Fable
for the Xbox (Lionhead Studios)

Well, I finally managed to get laid. It took me long enough. First I had to deck myself out in nice clothes and get a haircut. Then I had to buy like a billion roses and chocolates from a merchant, and then I had to flirt, flex my muscles, laugh, boast, and give gifts and beer to a lady until she asked for a wedding ring. Then I had to run to a different merchant, buy a ring, run back, give it to her, and then I had to buy a house, tell my lady friend to follow me to the bed, strip, flex, and flirt for like an eternity… and then the screen went black, I heard some giggles and moans, and there it was--my character in Fable was no longer a virgin. Awesome.

In the highly anticipated Fable, you take on a character as a young child, and lead him through a lifetime of plots, battles, and puzzles (and yeah, getting laid). An exceedingly ambitious game, Fable doesn't always live up to its promise, but it still does things that no other game has yet done.

Taking place in a sprawling land called Albion, you take charge of a young boy with some really rotten luck: an hour or so into the game, your family's killed and your idyllic village is destroyed. You end up at the Heroes' Guild, a place where you learn combat and magic before you head off into Albion. There's a pretty good (but not great) overarching plot that rears its head throughout Fable, but for the most part, you're free to take on whatever quests you desire--be they slaying countless foes in a Gladiator-style arena or spending your days peacefully fishing.

The most important aspect of Fable is the depth to which it takes every decision you make into the picture. Wipe out a den of thieves? You get brownie points, and people in villages around Albion will cheer you as a champion. Get bored by villagers' admiration and wipe them out in a gory, bloody display? The people in the next village will run, hide, or try to take you out themselves in self-defense. Fable takes the moral ambiguity and decision-dependent outcomes pioneered in Grand Theft Auto: Vice City or Star Wars: Knights of the Old Republic and pushes it a step farther--every choice you make affects not only how your character looks and is perceived, but the gameplay itself. (Your choices vary, too--for example, I was too busy trying to get some hetero love, but your avatar can even hook up with another guy, should your virtual humping tastes lean that way.)

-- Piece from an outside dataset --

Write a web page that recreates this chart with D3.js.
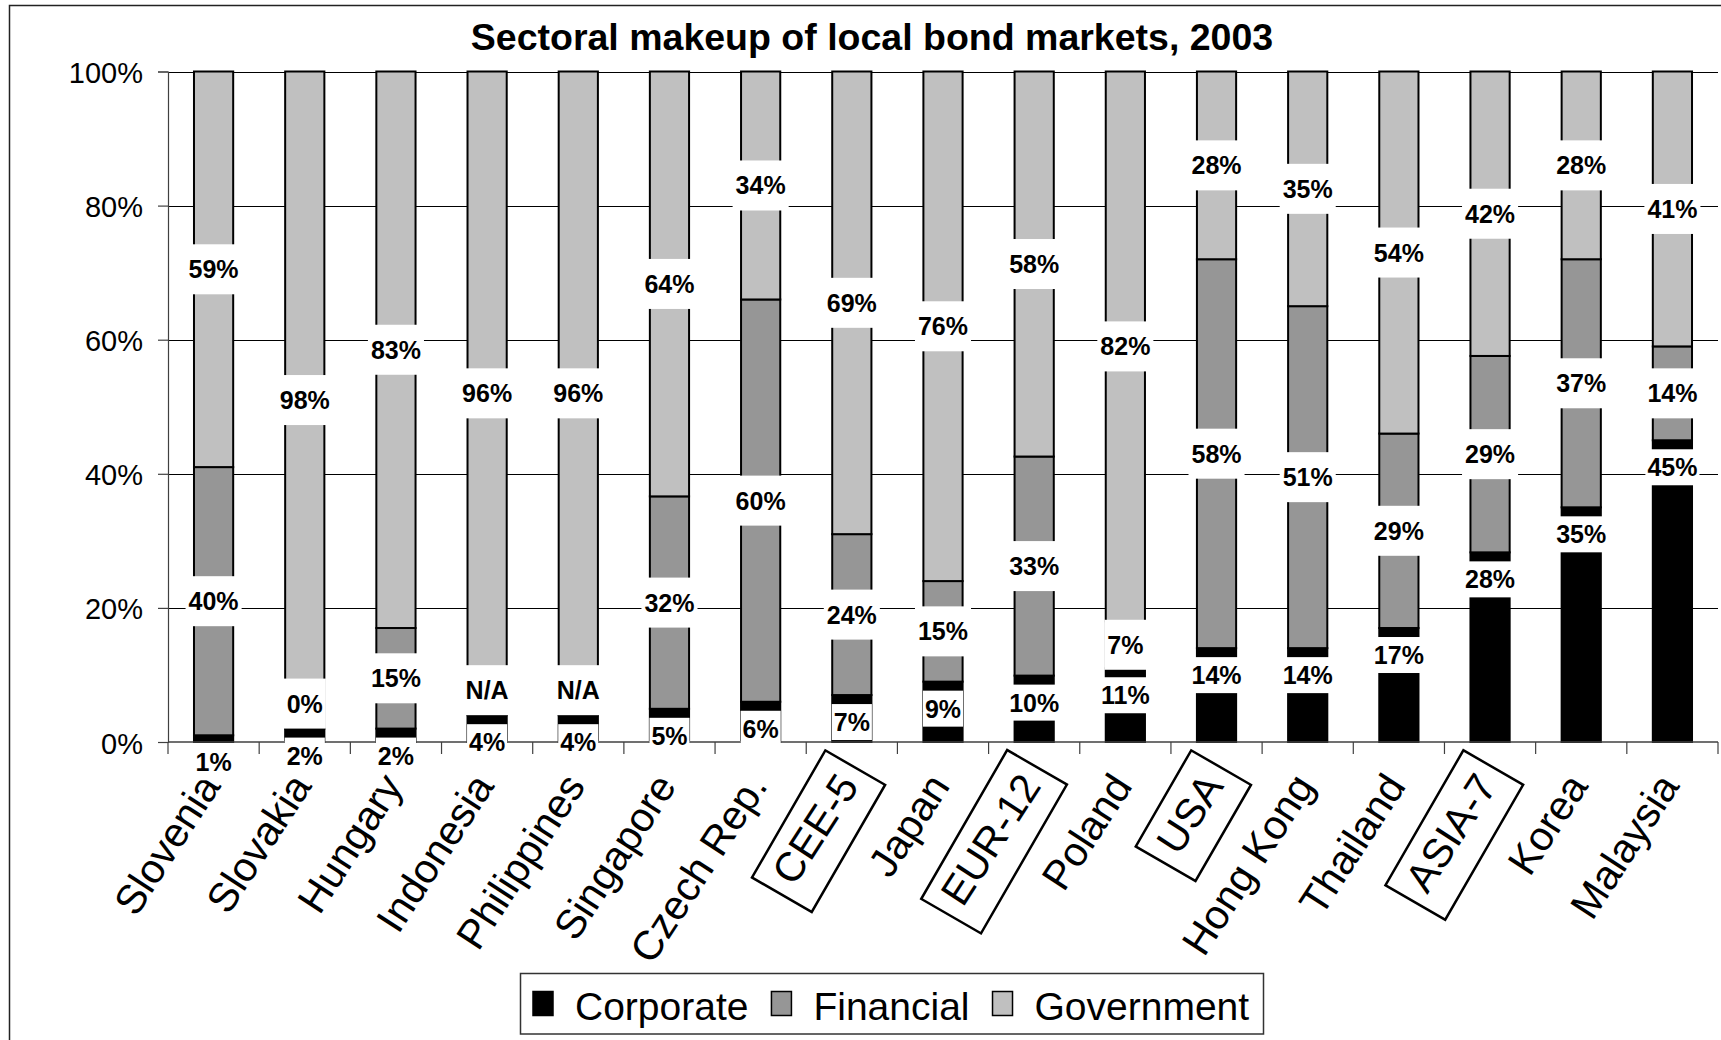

It's a helluva concept, but there's no way that developer Lionhead Studios could really do all that they set out to do--Fable feels like just a piece of a far larger game, a weekend jaunt to Albion rather than a true lifetime spent there. That's not to say there's ever a lack of things to do--from battling trolls to getting drunk enough to puke at one of Albion's homey taverns, you'll be kept busy. Still, Fable's been four years in the making, and while all that work is apparent--Albion is a sprawling and varied video game world, with distinct, carefully rendered and textured graphics--one can't shake the feeling that for it to be all that it could have been, it could have used some more time. The framerate sometimes stutters with all that's going on onscreen, the map system is a bitch to navigate, it's impossible to save your game progress mid-quest, and for such a combat-heavy game, it's too easy to button-mash your way through foes (that said, the ability to decapitate a foe and punt his head into the distance is darkly satisfying).

But in Fable's big, big picture, those are relatively minor complaints, for while it's an excellent game, it will come to be looked at in decades to come as a development that furthered videogames as a whole, rather than an epochal event in and of itself. I'm having a lot of fun exploring Albion with my now-borderline geriatric hero, but I can't stop thinking about the trend Fable has set in the genre of realistic role playing games, and how much cooler the next generation of inspired progeny is going to be.